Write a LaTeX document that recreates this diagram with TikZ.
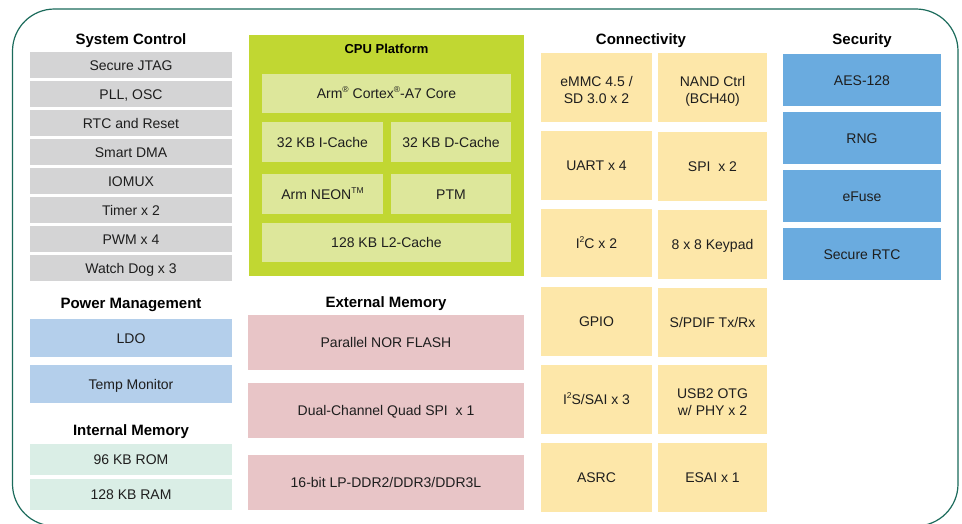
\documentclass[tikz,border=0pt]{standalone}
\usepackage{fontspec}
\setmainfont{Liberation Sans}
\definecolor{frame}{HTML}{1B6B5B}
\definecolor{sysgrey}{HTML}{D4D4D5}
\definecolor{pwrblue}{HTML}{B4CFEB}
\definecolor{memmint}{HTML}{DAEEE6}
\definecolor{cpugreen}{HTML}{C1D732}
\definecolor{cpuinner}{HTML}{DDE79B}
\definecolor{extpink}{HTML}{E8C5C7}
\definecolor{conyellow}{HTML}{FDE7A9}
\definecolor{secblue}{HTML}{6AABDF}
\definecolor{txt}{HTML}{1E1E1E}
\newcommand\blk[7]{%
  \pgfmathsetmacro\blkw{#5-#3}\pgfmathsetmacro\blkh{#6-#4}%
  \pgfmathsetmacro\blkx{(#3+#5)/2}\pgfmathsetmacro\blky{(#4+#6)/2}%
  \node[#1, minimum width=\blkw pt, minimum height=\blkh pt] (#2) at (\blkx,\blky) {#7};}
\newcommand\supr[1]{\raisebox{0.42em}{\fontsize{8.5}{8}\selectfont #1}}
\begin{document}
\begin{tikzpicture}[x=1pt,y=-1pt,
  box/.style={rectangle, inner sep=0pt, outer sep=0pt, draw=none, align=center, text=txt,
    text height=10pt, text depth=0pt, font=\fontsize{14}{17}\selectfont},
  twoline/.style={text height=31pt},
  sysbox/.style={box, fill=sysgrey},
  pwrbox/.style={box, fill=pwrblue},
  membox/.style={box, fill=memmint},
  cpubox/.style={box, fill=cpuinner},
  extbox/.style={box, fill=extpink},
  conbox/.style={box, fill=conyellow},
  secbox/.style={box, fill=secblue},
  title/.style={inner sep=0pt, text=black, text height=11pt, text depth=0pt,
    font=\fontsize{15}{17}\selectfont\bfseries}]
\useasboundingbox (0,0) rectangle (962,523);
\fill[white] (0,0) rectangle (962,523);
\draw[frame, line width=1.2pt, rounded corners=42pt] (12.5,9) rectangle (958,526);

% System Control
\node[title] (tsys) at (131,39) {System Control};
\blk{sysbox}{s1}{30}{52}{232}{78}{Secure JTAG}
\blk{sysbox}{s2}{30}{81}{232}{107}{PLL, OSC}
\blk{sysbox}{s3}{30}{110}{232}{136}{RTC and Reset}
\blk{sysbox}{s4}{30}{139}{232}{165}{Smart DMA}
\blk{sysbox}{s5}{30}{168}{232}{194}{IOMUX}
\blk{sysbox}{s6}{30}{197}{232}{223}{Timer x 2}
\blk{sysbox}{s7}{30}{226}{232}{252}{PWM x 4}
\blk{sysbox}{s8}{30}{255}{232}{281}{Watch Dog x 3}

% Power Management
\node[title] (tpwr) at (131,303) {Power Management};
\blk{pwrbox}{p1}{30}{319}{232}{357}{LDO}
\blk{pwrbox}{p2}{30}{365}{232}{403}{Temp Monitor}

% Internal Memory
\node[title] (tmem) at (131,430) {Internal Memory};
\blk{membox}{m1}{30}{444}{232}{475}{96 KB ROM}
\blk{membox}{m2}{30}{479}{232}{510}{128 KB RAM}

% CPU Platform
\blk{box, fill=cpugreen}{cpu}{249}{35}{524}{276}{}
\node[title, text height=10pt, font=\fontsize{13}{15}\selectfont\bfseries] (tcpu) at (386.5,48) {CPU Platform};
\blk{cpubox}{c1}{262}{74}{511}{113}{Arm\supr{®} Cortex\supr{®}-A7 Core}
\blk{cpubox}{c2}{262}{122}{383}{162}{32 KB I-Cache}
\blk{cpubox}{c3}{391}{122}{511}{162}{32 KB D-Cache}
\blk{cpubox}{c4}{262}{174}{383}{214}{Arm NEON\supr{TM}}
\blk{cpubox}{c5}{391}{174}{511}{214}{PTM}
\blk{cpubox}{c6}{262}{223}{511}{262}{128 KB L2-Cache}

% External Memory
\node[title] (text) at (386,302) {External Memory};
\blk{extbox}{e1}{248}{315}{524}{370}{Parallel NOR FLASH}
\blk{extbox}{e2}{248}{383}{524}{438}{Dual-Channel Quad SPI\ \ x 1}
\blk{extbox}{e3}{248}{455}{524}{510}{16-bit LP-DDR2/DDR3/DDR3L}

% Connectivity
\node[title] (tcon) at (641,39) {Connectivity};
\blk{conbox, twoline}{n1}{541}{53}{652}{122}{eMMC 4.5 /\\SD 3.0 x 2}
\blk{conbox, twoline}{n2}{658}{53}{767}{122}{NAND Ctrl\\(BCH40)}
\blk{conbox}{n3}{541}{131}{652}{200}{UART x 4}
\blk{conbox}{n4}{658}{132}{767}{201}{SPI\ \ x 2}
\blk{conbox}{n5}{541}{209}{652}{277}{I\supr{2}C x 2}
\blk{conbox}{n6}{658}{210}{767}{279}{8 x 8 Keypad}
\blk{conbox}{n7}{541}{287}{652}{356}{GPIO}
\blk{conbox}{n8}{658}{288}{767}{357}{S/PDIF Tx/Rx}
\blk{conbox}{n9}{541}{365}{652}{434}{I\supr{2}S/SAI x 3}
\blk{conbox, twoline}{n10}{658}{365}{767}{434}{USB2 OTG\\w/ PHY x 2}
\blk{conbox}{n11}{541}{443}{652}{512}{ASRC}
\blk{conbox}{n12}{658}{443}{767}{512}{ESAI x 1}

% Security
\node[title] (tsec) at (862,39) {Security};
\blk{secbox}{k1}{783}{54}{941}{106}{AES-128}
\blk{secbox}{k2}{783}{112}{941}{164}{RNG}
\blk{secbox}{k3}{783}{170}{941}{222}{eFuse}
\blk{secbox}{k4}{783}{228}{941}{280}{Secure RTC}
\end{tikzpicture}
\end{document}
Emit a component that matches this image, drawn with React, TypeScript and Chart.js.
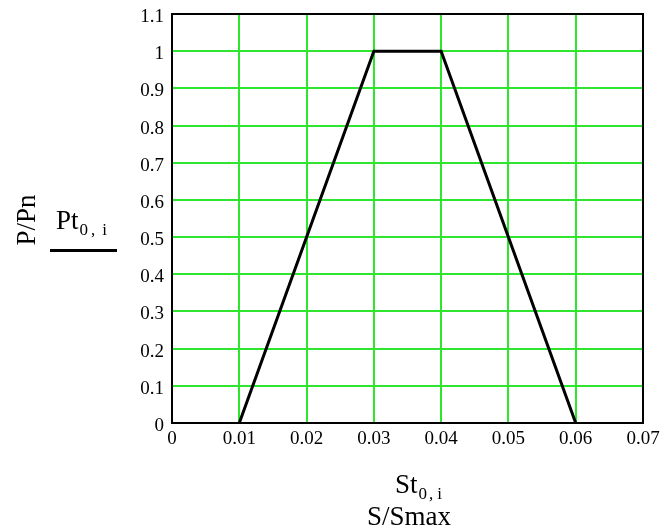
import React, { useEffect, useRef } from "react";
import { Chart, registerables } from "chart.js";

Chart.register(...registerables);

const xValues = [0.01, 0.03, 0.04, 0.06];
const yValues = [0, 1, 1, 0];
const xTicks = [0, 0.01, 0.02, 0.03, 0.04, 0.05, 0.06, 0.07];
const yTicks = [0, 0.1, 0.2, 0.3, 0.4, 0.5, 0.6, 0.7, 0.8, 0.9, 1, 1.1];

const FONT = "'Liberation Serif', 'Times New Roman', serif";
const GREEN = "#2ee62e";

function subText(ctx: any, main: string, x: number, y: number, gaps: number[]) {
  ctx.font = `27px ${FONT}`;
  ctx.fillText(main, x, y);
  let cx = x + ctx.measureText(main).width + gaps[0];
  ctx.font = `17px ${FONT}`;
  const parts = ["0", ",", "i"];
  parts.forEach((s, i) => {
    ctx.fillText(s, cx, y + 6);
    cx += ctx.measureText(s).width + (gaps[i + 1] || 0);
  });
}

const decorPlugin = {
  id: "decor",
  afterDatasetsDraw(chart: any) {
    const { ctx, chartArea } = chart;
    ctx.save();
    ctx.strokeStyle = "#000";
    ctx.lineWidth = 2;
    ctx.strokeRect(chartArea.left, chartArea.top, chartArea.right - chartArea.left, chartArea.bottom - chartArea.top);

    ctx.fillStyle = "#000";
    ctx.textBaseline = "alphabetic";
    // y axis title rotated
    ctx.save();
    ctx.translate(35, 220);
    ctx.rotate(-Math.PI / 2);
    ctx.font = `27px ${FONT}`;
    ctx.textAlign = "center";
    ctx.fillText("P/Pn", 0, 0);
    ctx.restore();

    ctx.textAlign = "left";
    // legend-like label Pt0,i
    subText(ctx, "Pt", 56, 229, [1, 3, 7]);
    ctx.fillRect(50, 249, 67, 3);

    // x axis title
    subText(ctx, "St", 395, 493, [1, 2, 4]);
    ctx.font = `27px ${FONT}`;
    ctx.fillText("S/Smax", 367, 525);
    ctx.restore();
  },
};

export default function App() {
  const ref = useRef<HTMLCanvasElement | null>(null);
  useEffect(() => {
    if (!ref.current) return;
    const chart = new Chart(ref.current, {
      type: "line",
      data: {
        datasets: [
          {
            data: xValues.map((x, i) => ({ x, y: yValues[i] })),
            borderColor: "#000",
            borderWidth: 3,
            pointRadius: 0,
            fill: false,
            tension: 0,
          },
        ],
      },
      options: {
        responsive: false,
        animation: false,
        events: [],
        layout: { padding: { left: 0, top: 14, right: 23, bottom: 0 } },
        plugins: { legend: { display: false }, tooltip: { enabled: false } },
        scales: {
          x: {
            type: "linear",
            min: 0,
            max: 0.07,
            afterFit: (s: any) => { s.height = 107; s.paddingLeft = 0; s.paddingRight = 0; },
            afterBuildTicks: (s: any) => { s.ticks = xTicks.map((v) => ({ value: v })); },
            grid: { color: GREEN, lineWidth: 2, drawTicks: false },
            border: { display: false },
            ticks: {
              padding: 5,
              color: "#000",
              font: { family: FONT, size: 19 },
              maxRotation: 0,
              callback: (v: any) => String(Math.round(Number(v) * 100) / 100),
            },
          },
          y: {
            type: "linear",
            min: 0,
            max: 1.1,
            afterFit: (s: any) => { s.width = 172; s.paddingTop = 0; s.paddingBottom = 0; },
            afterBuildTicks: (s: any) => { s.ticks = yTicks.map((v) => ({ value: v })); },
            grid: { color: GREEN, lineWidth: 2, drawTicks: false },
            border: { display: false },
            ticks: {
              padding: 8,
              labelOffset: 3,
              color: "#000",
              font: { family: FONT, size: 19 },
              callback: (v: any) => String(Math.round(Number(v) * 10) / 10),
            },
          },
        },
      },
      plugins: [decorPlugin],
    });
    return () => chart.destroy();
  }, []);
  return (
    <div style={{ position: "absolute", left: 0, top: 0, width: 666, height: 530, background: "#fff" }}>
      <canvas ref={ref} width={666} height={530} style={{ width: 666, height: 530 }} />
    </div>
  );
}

▶ **Task requirements**
In the entries above, how many lines contain the word "React"? Answer with the number only.

▶ **Problem solution**
2